Marie is believed to be depicted in one or possibly two full-page miniatures in the Très Riches Heures du Duc de Berry, a lavishly illustrated manuscript made for her father in the years after his sons' deaths. In the illustration for the month of April, the young noblemen and women in the foreground are grouped around a couple agreeing to be married. According to Patricia Stirnemann, referencing Saint-Jean Boudin, the scene, although not painted until about 1410, depicts the engagement of Marie with John of Bourbon in 1401. Raymond Cazelles disputes this, arguing that the couple are Marie's niece Bonne of Armagnac and Charles I, Duke of Orléans, who were to marry in 1411. A May Day celebration among nobles takes place in the foreground of the illustration for the month of May. Details appear to confirm that the house of Bourbon is represented. Both Cazelles and Stirnemann believe that the woman seen in the foreground, riding on a white horse and wearing a large white headdress, is Marie on the occasion of her marriage on 21 June 1401. These scholars do not agree as to which of the accompanying men is John of Bourbon. The buildings in the background have been variously identified, but G. Papertiant suggests that they are the Châtelet, Conciergerie and c in Paris, and at the centre the Palais de la Cité where Marie's wedding took place.

A manuscript made for Marie's own use and presented to her in 1406 survives today as BnF, fr. 926. It is a short collection of Christian devotional works, beginning with Bonaventure's Stimulus amoris, translated into French by Simon de Courcy as the Traitieé de l'esguillon d'amour divine.
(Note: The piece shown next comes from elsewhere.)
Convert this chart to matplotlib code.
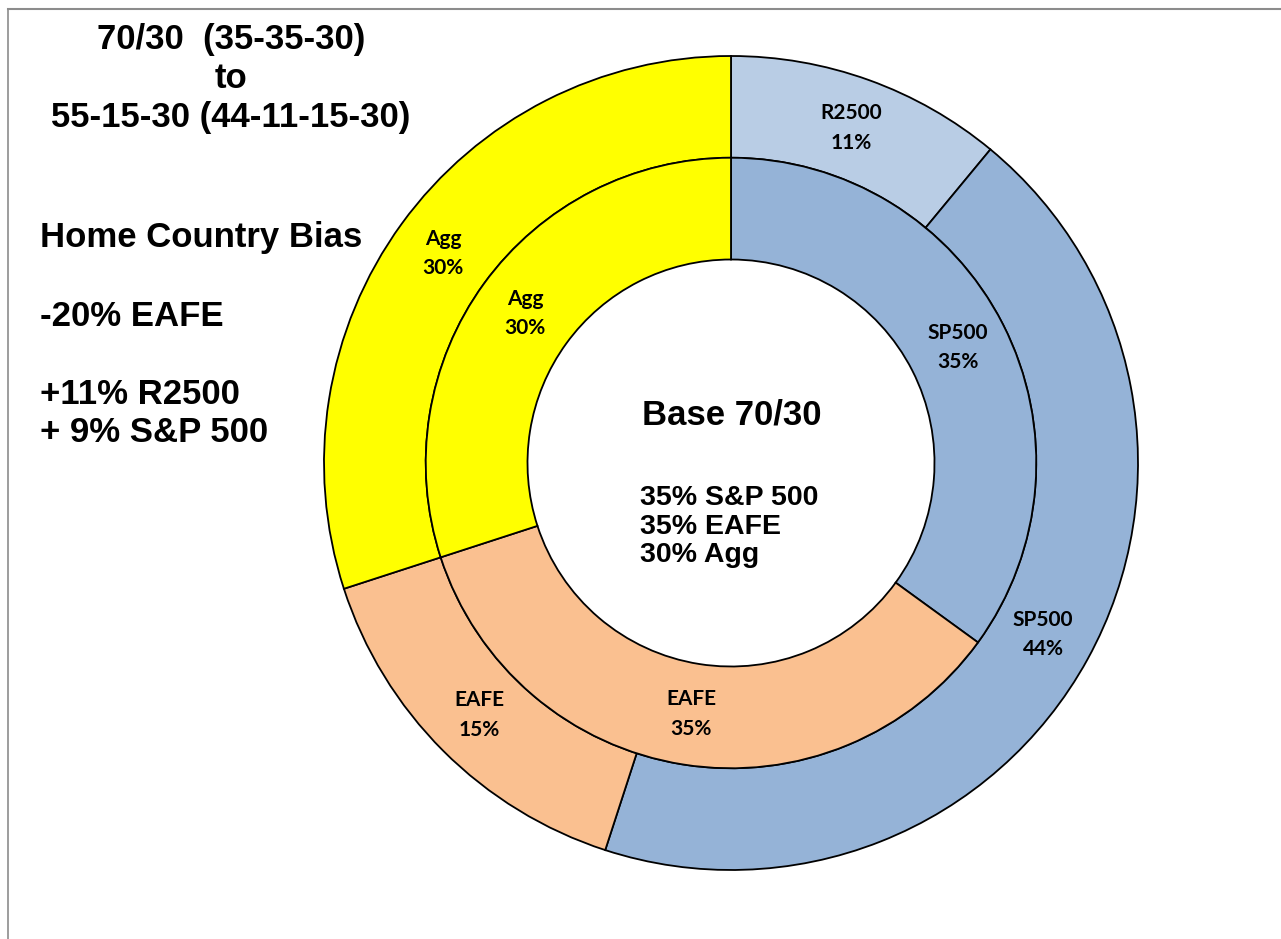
import matplotlib
matplotlib.use("Agg")
import matplotlib.pyplot as plt
import numpy as np

# ---- data ----
outer_labels = ["R2500", "SP500", "EAFE", "Agg"]
outer_values = [11, 44, 15, 30]
outer_colors = ["#B9CDE5", "#95B3D7", "#FAC090", "#FFFF00"]

inner_labels = ["SP500", "EAFE", "Agg"]
inner_values = [35, 35, 30]
inner_colors = ["#95B3D7", "#FAC090", "#FFFF00"]

title_lines = ["70/30  (35-35-30)", "to", "55-15-30 (44-11-15-30)"]
note_lines = ["Home Country Bias", "-20% EAFE", "+11% R2500", "+ 9% S&P 500"]
center_title = "Base 70/30"
center_lines = ["35% S&P 500", "35% EAFE", "30% Agg"]

W, H = 1281, 939
fig = plt.figure(figsize=(W / 100, H / 100), dpi=100)
ax = fig.add_axes([0, 0, 1, 1])

cx, cy = 731, H - 463
R = 407
width = 0.25 * R

wedge_kw = dict(edgecolor="black", linewidth=1.3)
w_out, _ = ax.pie(outer_values, radius=R, colors=outer_colors, startangle=90,
                  counterclock=False, center=(cx, cy),
                  wedgeprops=dict(width=width, **wedge_kw))
w_in, _ = ax.pie(inner_values, radius=R - width, colors=inner_colors, startangle=90,
                 counterclock=False, center=(cx, cy),
                 wedgeprops=dict(width=width, **wedge_kw))

ax.set_xlim(0, W)
ax.set_ylim(0, H)
ax.set_aspect("equal", adjustable="datalim")
ax.axis("off")

lab_font = dict(family=["Lato", "DejaVu Sans"], fontweight="bold", fontsize=15,
                ha="center", va="center", linespacing=1.6)

def label_ring(wedges, labels, values, rmid):
    for w, lab, v in zip(wedges, labels, values):
        ang = np.deg2rad((w.theta1 + w.theta2) / 2)
        x = cx + rmid * np.cos(ang)
        y = cy + rmid * np.sin(ang)
        ax.text(x, y, f"{lab}\n{v}%", **lab_font)

label_ring(w_out, outer_labels, outer_values, R - width / 2)
label_ring(w_in, inner_labels, inner_values, R - 1.5 * width)

big = dict(family=["Liberation Sans", "DejaVu Sans"], fontweight="bold", fontsize=25)

for t, y in zip(title_lines, [40, 78, 117]):
    ax.text(231, H - y, t, ha="center", va="center", **big)

for t, y in zip(note_lines, [237, 316, 394, 433]):
    ax.text(40, H - y, t, ha="left", va="center", **big)

ax.text(732, H - 415, center_title, ha="center", va="center", **big)
mid = dict(family=["Liberation Sans", "DejaVu Sans"], fontweight="bold", fontsize=20.5)
for t, y in zip(center_lines, [498, 527, 555]):
    ax.text(640, H - y, t, ha="left", va="center", **mid)

# outer frame (left and top edges)
fig.add_artist(plt.Line2D([7.5 / W, 7.5 / W], [0, 1 - 8.5 / H], transform=fig.transFigure,
                          color="#8c8c8c", linewidth=1.2))
fig.add_artist(plt.Line2D([7.5 / W, 1], [1 - 8.5 / H, 1 - 8.5 / H], transform=fig.transFigure,
                          color="#8c8c8c", linewidth=1.5))

fig.savefig("out.png", dpi=100, facecolor="white")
It includes a miniature of Marie and her daughter Bonne (aged about ten at this time) kneeling in prayer before the Virgin Mary. The manuscript is now in the Bibliothèque nationale de France. Marie also selected approximately 40 manuscripts from among her father's collection on his death, as she was still owed the 70,000 franc dowry from her second marriage.

===Duchess of Auvergne and Countess of Montpensier===
All three of Marie's brothers were dead before 1400, which explains the complexity of the negotiations for her third marriage: she and her elder sister Bonne were to be heirs to John, Duke of Berry's titles, which required royal assent. John of Berry died on 15 June 1416 (by which time Marie's husband was already a prisoner in England). Marie was accordingly appointed Duchess of Auvergne and Countess of Montpensier on 26 April 1418; these titles were confirmed in 1425. On 17 January 1421, her husband appointed her administrator of his estates as well. He died a prisoner in London in January 1434. Marie died in Lyon on an unknown date in June of the same year. She was buried at Souvigny Priory.

== Family ==

- Louis III de Châtillon (?-1391)
- Philip of Artois, Count of Eu (1358–1397)
  - Philippe (died 23 December 1397)
  - Charles of Artois, Count of Eu (c. 1394–1472)
  - Bonne (1396–1425), who married firstly Philip II, Count of Nevers (1389–1415), youngest son of Philip the Bold, Duke of Burgundy, in 1413; and secondly Philip the Good, Duke of Burgundy (1396–1467), in 1424 until her death.
  - Catherine (1397–1422?), who married John of Bourbon, Lord of Carency.
- John I, Duke of Bourbon (1381-1434)
  - Charles I, Duke of Bourbon (1401–1456), Duke of Bourbon from 1434 to 1456.